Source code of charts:
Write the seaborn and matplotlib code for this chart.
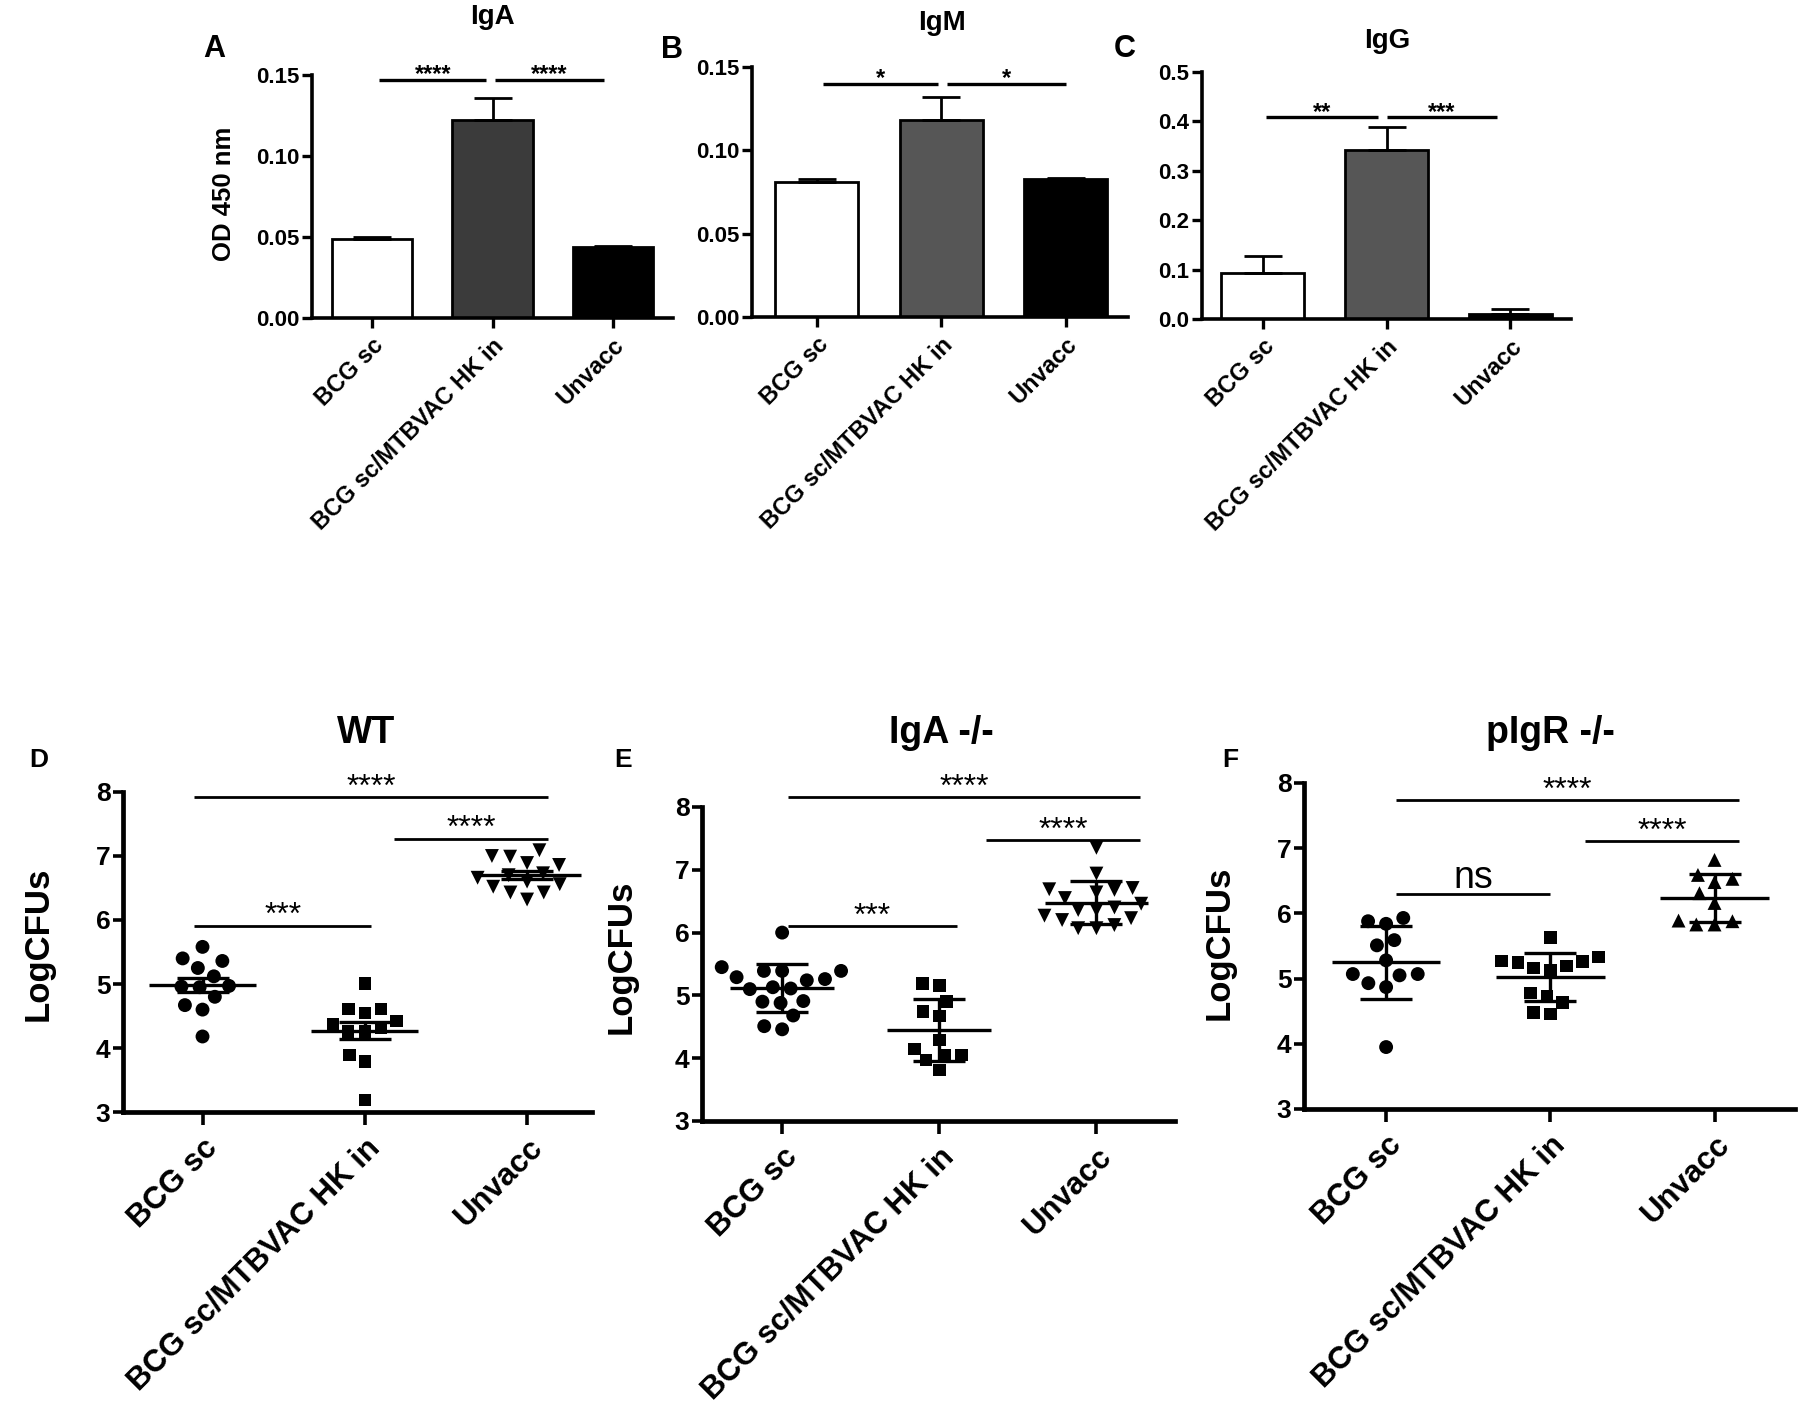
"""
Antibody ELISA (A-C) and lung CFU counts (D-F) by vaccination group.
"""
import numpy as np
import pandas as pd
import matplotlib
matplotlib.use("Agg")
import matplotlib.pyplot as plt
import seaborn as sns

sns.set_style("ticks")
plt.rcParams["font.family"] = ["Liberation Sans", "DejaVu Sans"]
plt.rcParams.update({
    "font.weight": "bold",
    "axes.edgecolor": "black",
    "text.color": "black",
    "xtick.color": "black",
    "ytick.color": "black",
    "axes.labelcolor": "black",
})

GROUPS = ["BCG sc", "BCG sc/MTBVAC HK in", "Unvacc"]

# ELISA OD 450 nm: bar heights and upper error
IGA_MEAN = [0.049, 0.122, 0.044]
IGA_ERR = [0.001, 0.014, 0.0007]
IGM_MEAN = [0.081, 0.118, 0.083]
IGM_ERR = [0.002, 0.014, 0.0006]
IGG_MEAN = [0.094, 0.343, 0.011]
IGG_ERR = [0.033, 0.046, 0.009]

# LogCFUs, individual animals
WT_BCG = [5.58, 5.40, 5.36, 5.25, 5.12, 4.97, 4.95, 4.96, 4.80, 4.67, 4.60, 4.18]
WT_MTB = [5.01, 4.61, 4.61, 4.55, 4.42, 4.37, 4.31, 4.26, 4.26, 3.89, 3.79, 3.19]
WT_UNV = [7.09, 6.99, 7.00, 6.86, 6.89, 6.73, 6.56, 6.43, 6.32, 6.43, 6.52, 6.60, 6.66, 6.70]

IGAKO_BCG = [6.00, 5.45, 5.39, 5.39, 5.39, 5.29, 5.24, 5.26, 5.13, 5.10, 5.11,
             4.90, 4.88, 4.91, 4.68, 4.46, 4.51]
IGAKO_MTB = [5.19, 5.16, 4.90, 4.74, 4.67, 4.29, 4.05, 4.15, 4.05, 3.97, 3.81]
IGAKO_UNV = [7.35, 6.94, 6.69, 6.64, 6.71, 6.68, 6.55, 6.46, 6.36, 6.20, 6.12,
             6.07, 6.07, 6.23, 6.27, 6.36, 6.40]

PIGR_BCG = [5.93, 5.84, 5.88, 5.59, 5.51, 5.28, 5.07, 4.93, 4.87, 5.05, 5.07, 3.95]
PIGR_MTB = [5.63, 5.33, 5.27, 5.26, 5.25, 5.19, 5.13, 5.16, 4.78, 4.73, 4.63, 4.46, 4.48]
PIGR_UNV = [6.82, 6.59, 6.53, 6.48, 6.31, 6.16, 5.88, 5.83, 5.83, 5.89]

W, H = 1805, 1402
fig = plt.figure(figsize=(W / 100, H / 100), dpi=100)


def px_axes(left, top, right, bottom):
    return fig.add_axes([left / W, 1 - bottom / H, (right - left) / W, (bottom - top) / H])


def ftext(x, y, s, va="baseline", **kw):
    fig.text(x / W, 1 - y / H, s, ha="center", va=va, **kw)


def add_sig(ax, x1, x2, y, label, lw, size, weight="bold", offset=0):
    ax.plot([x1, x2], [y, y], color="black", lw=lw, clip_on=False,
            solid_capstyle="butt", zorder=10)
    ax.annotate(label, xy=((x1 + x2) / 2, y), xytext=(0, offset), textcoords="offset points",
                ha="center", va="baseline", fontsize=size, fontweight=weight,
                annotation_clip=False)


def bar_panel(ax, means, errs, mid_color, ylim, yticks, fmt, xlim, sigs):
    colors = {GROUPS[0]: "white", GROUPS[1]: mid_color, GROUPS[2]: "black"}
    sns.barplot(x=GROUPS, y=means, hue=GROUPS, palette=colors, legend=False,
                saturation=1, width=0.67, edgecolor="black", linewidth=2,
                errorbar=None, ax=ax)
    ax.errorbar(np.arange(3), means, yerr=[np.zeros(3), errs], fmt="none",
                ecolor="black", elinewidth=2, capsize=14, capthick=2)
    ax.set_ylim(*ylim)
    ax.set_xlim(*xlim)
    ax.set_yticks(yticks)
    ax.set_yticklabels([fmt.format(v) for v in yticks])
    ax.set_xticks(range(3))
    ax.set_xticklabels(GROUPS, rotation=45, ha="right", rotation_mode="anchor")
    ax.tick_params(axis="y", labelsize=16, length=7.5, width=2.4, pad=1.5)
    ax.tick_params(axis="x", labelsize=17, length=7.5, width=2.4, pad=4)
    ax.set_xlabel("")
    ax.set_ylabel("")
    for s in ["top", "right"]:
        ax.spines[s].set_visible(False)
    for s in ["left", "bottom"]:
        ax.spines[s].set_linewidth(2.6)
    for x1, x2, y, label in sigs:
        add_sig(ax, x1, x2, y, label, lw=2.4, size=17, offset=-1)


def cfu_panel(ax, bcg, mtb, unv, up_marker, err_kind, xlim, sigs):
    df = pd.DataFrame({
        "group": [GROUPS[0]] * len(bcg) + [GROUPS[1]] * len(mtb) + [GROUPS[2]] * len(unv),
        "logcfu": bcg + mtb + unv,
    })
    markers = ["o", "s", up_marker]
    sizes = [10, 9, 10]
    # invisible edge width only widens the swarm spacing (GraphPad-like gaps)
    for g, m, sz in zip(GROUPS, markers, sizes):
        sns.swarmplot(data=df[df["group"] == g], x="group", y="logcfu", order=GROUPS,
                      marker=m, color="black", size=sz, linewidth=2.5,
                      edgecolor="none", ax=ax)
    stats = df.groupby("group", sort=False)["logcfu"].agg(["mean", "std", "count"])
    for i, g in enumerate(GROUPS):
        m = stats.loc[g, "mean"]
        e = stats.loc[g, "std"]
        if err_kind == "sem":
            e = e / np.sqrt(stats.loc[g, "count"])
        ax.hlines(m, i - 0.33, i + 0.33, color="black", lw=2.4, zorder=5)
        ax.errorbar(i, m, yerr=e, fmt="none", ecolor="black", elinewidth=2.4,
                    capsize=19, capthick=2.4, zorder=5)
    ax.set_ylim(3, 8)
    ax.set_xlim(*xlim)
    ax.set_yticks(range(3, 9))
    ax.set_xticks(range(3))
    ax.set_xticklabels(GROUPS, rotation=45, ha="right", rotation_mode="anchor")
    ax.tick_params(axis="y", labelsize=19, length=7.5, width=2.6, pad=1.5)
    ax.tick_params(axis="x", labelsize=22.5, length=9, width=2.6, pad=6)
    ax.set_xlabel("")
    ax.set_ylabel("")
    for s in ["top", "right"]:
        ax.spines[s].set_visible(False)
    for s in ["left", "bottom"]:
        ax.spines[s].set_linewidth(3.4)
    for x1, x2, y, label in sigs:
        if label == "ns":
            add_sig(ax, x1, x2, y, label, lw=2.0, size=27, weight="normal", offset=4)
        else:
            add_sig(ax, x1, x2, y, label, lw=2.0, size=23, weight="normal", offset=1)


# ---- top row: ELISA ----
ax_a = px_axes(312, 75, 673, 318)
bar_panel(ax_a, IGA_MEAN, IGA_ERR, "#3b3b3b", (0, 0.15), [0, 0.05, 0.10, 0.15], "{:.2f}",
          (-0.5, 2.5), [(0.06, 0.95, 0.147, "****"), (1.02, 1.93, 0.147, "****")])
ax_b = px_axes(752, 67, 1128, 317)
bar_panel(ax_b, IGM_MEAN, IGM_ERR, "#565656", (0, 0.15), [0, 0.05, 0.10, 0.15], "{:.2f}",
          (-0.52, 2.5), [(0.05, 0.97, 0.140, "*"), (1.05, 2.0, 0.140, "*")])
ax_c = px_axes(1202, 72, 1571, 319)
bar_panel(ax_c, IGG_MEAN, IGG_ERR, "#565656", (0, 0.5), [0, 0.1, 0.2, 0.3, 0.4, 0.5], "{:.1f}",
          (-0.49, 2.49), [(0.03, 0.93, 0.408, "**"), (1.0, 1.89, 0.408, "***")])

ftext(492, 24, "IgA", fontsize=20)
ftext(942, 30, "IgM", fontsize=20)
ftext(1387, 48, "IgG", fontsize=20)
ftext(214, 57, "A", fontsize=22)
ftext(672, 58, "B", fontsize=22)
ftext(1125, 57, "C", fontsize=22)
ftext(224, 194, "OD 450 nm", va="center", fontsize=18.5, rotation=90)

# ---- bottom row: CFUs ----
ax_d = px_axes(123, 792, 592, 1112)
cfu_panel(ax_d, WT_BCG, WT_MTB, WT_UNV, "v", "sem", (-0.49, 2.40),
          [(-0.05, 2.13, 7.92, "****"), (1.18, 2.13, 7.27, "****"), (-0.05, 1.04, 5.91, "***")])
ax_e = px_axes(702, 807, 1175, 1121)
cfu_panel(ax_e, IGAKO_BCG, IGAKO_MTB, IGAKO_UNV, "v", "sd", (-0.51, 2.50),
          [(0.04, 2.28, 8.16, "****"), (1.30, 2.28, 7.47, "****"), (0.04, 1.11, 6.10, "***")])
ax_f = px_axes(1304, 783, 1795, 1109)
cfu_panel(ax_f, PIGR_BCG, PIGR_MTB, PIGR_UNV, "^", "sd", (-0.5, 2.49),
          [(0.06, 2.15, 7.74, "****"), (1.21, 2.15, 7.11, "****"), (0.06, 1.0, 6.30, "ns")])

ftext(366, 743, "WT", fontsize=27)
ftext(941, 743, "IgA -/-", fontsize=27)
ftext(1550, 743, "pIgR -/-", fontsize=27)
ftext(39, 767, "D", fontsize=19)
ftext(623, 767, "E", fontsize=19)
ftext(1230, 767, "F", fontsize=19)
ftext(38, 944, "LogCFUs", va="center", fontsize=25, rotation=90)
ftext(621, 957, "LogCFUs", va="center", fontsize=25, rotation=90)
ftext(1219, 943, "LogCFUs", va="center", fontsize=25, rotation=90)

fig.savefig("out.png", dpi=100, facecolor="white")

==

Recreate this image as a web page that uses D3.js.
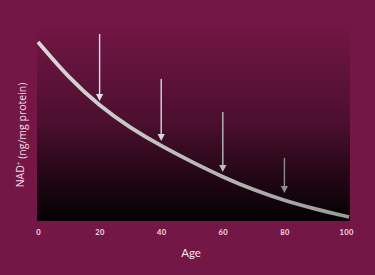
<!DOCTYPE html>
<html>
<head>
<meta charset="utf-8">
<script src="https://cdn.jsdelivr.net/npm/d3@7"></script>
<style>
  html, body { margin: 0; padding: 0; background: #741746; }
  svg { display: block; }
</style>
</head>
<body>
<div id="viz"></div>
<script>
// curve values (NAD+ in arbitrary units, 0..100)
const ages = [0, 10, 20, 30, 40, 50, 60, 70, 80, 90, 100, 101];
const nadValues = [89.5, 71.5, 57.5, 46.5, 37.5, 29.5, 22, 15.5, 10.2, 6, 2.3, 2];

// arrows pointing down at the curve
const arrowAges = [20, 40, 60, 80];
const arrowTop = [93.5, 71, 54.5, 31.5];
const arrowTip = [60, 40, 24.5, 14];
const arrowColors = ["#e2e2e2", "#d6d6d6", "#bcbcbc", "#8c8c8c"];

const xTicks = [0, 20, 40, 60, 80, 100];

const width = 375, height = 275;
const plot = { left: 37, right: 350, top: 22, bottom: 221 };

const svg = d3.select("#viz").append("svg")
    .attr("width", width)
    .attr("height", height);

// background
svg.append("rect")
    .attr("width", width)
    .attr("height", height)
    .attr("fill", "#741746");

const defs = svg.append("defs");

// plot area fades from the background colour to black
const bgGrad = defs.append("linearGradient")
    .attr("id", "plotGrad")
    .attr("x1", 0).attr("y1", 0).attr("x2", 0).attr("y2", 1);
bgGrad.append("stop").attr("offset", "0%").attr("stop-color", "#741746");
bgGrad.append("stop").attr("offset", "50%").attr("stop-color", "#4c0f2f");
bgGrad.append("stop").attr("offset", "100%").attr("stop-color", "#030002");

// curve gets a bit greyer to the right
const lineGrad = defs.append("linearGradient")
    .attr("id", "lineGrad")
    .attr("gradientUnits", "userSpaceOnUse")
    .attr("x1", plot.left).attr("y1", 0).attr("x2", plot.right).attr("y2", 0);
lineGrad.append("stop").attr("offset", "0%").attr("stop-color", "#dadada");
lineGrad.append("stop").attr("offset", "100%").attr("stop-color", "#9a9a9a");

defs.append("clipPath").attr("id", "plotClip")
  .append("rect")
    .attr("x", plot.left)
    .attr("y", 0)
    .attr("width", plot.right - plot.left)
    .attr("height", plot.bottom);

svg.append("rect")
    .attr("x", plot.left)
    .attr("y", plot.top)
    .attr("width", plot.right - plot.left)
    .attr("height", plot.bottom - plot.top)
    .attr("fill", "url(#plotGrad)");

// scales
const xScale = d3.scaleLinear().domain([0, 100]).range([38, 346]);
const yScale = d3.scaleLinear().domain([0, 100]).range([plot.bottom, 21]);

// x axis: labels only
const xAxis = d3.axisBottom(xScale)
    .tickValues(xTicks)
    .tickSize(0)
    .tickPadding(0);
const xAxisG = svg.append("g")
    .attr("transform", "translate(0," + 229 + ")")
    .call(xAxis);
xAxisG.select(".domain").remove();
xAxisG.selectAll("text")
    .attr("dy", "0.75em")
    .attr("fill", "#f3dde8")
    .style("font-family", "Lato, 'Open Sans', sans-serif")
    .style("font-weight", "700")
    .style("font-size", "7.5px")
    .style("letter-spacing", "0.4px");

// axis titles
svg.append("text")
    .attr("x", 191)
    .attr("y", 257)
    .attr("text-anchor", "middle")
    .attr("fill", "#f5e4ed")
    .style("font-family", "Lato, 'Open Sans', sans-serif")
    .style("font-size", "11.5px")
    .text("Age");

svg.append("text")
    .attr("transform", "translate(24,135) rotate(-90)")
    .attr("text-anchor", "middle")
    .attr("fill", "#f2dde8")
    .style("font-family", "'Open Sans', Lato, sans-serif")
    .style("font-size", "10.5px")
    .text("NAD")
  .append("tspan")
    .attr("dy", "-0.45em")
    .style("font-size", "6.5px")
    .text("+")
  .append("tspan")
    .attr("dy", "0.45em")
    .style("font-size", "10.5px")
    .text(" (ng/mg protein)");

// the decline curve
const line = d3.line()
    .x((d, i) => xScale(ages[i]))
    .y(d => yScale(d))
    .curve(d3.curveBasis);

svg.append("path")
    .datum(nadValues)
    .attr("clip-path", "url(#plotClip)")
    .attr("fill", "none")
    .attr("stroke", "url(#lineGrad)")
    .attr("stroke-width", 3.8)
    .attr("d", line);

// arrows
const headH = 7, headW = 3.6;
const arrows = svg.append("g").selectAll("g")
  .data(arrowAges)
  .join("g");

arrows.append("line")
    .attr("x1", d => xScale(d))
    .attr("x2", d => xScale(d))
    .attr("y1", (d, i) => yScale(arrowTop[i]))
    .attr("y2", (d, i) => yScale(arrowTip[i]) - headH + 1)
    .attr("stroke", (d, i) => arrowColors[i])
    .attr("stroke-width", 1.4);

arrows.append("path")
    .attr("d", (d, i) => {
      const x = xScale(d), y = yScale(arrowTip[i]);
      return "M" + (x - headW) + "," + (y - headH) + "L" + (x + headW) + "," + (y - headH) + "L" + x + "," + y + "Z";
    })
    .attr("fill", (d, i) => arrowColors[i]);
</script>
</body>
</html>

» **Task**: Beginning with the line above that contains "Write the seaborn" and ending with the line that contains "6.60, 6.66, 6.70]", quote each line exactly, keeping out the pictures.

» **Worked answer**:
Write the seaborn and matplotlib code for this chart.
"""
Antibody ELISA (A-C) and lung CFU counts (D-F) by vaccination group.
"""
import numpy as np
import pandas as pd
import matplotlib
matplotlib.use("Agg")
import matplotlib.pyplot as plt
import seaborn as sns

sns.set_style("ticks")
plt.rcParams["font.family"] = ["Liberation Sans", "DejaVu Sans"]
plt.rcParams.update({
    "font.weight": "bold",
    "axes.edgecolor": "black",
    "text.color": "black",
    "xtick.color": "black",
    "ytick.color": "black",
    "axes.labelcolor": "black",
})

GROUPS = ["BCG sc", "BCG sc/MTBVAC HK in", "Unvacc"]

# ELISA OD 450 nm: bar heights and upper error
IGA_MEAN = [0.049, 0.122, 0.044]
IGA_ERR = [0.001, 0.014, 0.0007]
IGM_MEAN = [0.081, 0.118, 0.083]
IGM_ERR = [0.002, 0.014, 0.0006]
IGG_MEAN = [0.094, 0.343, 0.011]
IGG_ERR = [0.033, 0.046, 0.009]

# LogCFUs, individual animals
WT_BCG = [5.58, 5.40, 5.36, 5.25, 5.12, 4.97, 4.95, 4.96, 4.80, 4.67, 4.60, 4.18]
WT_MTB = [5.01, 4.61, 4.61, 4.55, 4.42, 4.37, 4.31, 4.26, 4.26, 3.89, 3.79, 3.19]
WT_UNV = [7.09, 6.99, 7.00, 6.86, 6.89, 6.73, 6.56, 6.43, 6.32, 6.43, 6.52, 6.60, 6.66, 6.70]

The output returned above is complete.